Threats to Aegislash:

Aegislash is highly allergic to Fire, and will not enjoy facing Rotom-H, Charizard, and other Pokemon using Fire attacks. Burning Aegislash makes it easier to deal with, and Aegislash can’t stop a faster Pokemon from burning it. Garchomp is also a major pain for Aegislash and threatens it with Earthquake. Ghost and Dark Pokemon also threaten Aegislash, but they need to be wary of Weakness Policy and a Shadow Ball / Sacred Sword in retaliation.

Teammates:

Aegislash isn’t a Pokemon that has a hard time fitting onto teams. One of Aegislash’s greatest strengths is that Kangaskhan loses to it one-on-one. For this reason I often consider it on teams that don’t have an easy way to beat Kangaskhan. If you opt for a Wide Guard set Aegislash supports both Mega Evolutions of Charizard, as well as saving you form Rock Slide in general.

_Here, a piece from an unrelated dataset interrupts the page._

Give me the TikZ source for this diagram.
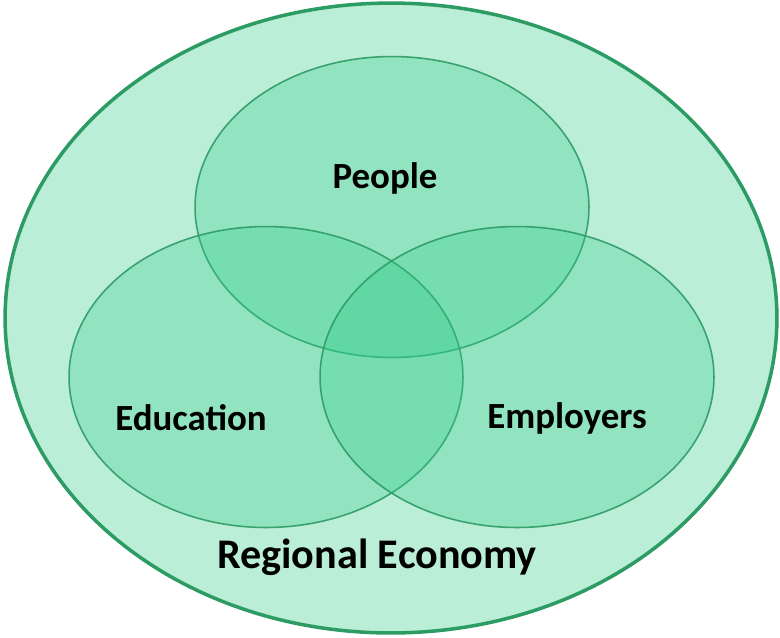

Aegislash is often used as part of the “fantasy core,” consisting of Salamence, Gardevoir, and Aegislash. The core can be formed with any Dragon, Fairy, and Steel type, but those three are the most common three to be used. In this core Aegislash switches in on Dragon, Fairy, and Steel attacks for the other two, and Salamence switches in on Fire and Ground moves.

Aegislash fits in well on a rain team. Rain reduces the damage from fire attacks, and Garchomp has a tough time against rain teams that constantly threaten it with Draco Meteor and Ice Beam.

Conclusion:

Aegislash has risen to the level of Garchomp, Rotom, and Kangaskhan as the top Pokemon of VGC, where it will likely stay for the rest of the season.